Второй (майский) материал выдержан совсем в иной суровообвинительной тональности. Видимо, причина в том, что ему предшествовали материалы пленума, включая доклад И. В. Сталина «О недостатках партийной работы и мерах ликвидации троцкистских и иных двурушников» и «Заключительное слово товарища И. В. Сталина на пленуме ЦК ВКП (б) 5 марта 1937 года». В таком контексте только критикой, по сути, хозяйственных упущений ограничиваться было уже невозможно, несмотря на отсутствие самого Шмидта и публикацию в предшествующем апрельском номере. Заголовок материала от его имени говорил сам за себя: «По-большевистски выполнять решения пленума ЦК ВКП (б)». Появление этого материала редакция объяснила следующим образом: «На собрании актива партийных и беспартийных работников Главсевморпути (17–20 марта), посвященном подведению итогов Пленума ЦК ВКП (б)… Шмидт доложил активу о работе Пленума, подверг критике работу нашей системе и наметил основные задачи, вытекающие из решений пленума» (с. 29). Удивительная разница с первым материалом, причем на основе одних и тех же фактов!

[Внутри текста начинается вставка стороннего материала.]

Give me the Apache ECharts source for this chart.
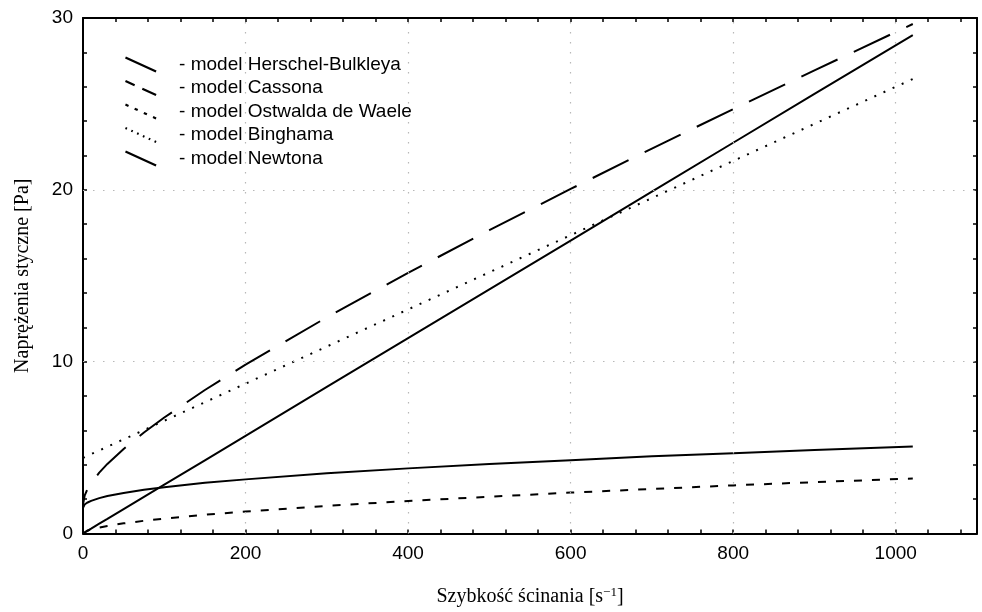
<!DOCTYPE html>
<html>
<head>
<meta charset="utf-8">
<script src="https://cdn.jsdelivr.net/npm/echarts@6/dist/echarts.min.js"></script>
<style>
  html, body { margin: 0; padding: 0; background: #fff; }
  #chart { width: 982px; height: 612px; }
</style>
</head>
<body>
<div id="chart"></div>
<script>
// shear rate [1/s]
const shear = [0, 2, 5, 10, 20, 30, 50, 75, 100, 150, 200, 300, 400, 500, 600, 700, 800, 900, 1021];

// shear stress [Pa]
const herschel = [1.5, 1.69, 1.79, 1.9, 2.06, 2.18, 2.36, 2.54, 2.69, 2.95, 3.15, 3.5, 3.79, 4.05, 4.27, 4.49, 4.67, 4.86, 5.06];
const casson = [1.69, 2.2, 2.53, 2.93, 3.54, 4.05, 4.92, 5.88, 6.75, 8.35, 9.83, 12.58, 15.17, 17.65, 20.05, 22.4, 24.7, 26.95, 29.65];
const ostwald = [0, 0.1, 0.16, 0.24, 0.35, 0.44, 0.59, 0.74, 0.87, 1.09, 1.28, 1.61, 1.89, 2.14, 2.38, 2.59, 2.8, 2.99, 3.2];
const bingham = [4.4, 4.44, 4.51, 4.62, 4.83, 5.05, 5.48, 6.02, 6.56, 7.64, 8.72, 10.88, 13.04, 15.2, 17.36, 19.52, 21.68, 23.84, 26.45];
const newton = [0, 0.06, 0.14, 0.28, 0.57, 0.85, 1.42, 2.13, 2.84, 4.26, 5.68, 8.53, 11.37, 14.21, 17.05, 19.89, 22.74, 25.58, 29.0];

const names = ['model Herschel-Bulkleya', 'model Cassona', 'model Ostwalda de Waele', 'model Binghama', 'model Newtona'];

const xLabels = [0, 200, 400, 600, 800, 1000];
const yLabels = [0, 10, 20, 30];
const gridX = [200, 400, 600, 800, 1000];
const gridY = [10, 20];

function pairs(ys) {
    return shear.map(function (x, i) { return [x, ys[i]]; });
}

// legend icon: slanted strokes drawn as thin parallelograms
function slant(parts) {
    const w = 35, h = 16, ox = -0.52, oy = 1.14;
    let d = '';
    parts.forEach(function (p) {
        const x0 = w * p[0], y0 = h * p[0], x1 = w * p[1], y1 = h * p[1];
        d += 'M' + (x0 - ox) + ',' + (y0 - oy) + 'L' + (x1 - ox) + ',' + (y1 - oy) +
             'L' + (x1 + ox) + ',' + (y1 + oy) + 'L' + (x0 + ox) + ',' + (y0 + oy) + 'Z';
    });
    return 'path://' + d;
}

const icons = [
    slant([[0, 1]]),
    slant([[0, 0.3], [0.55, 1]]),
    slant([[0, 0.1], [0.3, 0.4], [0.6, 0.7], [0.9, 1]]),
    slant([[0, 0.05], [0.19, 0.24], [0.38, 0.43], [0.57, 0.62], [0.76, 0.81], [0.95, 1]]),
    slant([[0, 1]])
];

const sans = "'Liberation Sans', Arial, sans-serif";
const serif = "'Liberation Serif', 'Times New Roman', serif";

function axisBase(show) {
    return {
        axisLine: { show: true, onZero: false, lineStyle: { color: '#000', width: 2 } },
        axisTick: { show: true, inside: true, length: 4, lineStyle: { color: '#000', width: 1.5 } },
        splitLine: { show: false },
        axisLabel: { show: show }
    };
}

const chart = echarts.init(document.getElementById('chart'));

const option = {
    animation: false,
    backgroundColor: '#fff',
    grid: { left: 83, right: 5, top: 18, bottom: 77 },
    legend: {
        orient: 'vertical',
        left: 120,
        top: 50,
        itemWidth: 35,
        itemHeight: 16,
        itemGap: 4.5,
        formatter: '   - {name}',
        textStyle: { fontFamily: sans, fontSize: 19, color: '#000' },
        data: names.map(function (n, i) { return { name: n, icon: icons[i] }; })
    },
    xAxis: [
        Object.assign(axisBase(true), {
            type: 'value', min: 0, max: 1100, interval: 40, position: 'bottom',
            name: '{t|Szybkość ścinania [s}{s|−1}{t|]}',
            nameLocation: 'middle', nameGap: 53,
            nameTextStyle: {
                rich: {
                    t: { fontFamily: serif, fontSize: 20, color: '#000' },
                    s: { fontFamily: serif, fontSize: 13, color: '#000', verticalAlign: 'top', padding: [0, 0, 8, 0] }
                }
            },
            axisLabel: {
                show: true, margin: 11, fontFamily: sans, fontSize: 19, color: '#000',
                showMaxLabel: false,
                formatter: function (v) { return xLabels.indexOf(v) >= 0 ? String(v) : ''; }
            }
        }),
        Object.assign(axisBase(false), {
            type: 'value', min: 0, max: 1100, interval: 40, position: 'top'
        })
    ],
    yAxis: [
        Object.assign(axisBase(true), {
            type: 'value', min: 0, max: 30, interval: 2, position: 'left',
            name: 'Naprężenia styczne [Pa]',
            nameLocation: 'middle', nameGap: 50,
            nameTextStyle: { fontFamily: serif, fontSize: 20, color: '#000' },
            axisLabel: {
                show: true, margin: 10, fontFamily: sans, fontSize: 19, color: '#000',
                formatter: function (v) { return yLabels.indexOf(v) >= 0 ? String(v) : ''; }
            }
        }),
        Object.assign(axisBase(false), {
            type: 'value', min: 0, max: 30, interval: 2, position: 'right'
        })
    ],
    series: [
        {
            type: 'line', name: 'grid', data: [], z: 1, silent: true,
            markLine: {
                silent: true, symbol: ['none', 'none'], animation: false,
                label: { show: false },
                lineStyle: { color: '#b8b8b8', width: 1.2, type: [1.5, 8.5] },
                data: gridX.map(function (v) { return { xAxis: v }; })
                    .concat(gridY.map(function (v) { return { yAxis: v }; }))
            }
        },
        {
            type: 'line', name: names[0], data: pairs(herschel), showSymbol: false,
            color: '#000', lineStyle: { color: '#000', width: 2 }
        },
        {
            type: 'line', name: names[1], data: pairs(casson), showSymbol: false,
            color: '#000', lineStyle: { color: '#000', width: 2, type: [40, 18], dashOffset: 25 }
        },
        {
            type: 'line', name: names[2], data: pairs(ostwald), showSymbol: false,
            color: '#000', lineStyle: { color: '#000', width: 2, type: [8, 10] }
        },
        {
            type: 'line', name: names[3], data: pairs(bingham), showSymbol: false,
            color: '#000', lineStyle: { color: '#000', width: 2, type: [2, 8] }
        },
        {
            type: 'line', name: names[4], data: pairs(newton), showSymbol: false,
            color: '#000', lineStyle: { color: '#000', width: 2 }
        }
    ]
};

chart.setOption(option);
</script>
</body>
</html>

Идет повторение прежних имен, но уже с гораздо более суровыми оценками. Так, в отношении Пошеманского во втором материале утверждается, что он «…влез в доверие, работал на ответственном участке Главсевморпути и оказался, как впоследствии выяснилось, двурушником, врагом партии…» (с. 31). «Мы так и не добились от начальника теруправления т. Кузьмина, чтобы он признал… недостатки и сделал выводы» (с. 32). Помимо усиления формулировок по уже известным читателю полярникам, появились новые имена: «Другой пример, еще более разительный, расстрелянный террорист Пикель. Почему он поехал на Шпицберген?.. А наши люди ему покровительствовали… Эти покровители получили в партийном порядке заслуженное наказание — директор копей Плисецкий, парторг Рогожин и главный инженер Стельмах из партии исключены» (с. 31) и т. д. и т. п.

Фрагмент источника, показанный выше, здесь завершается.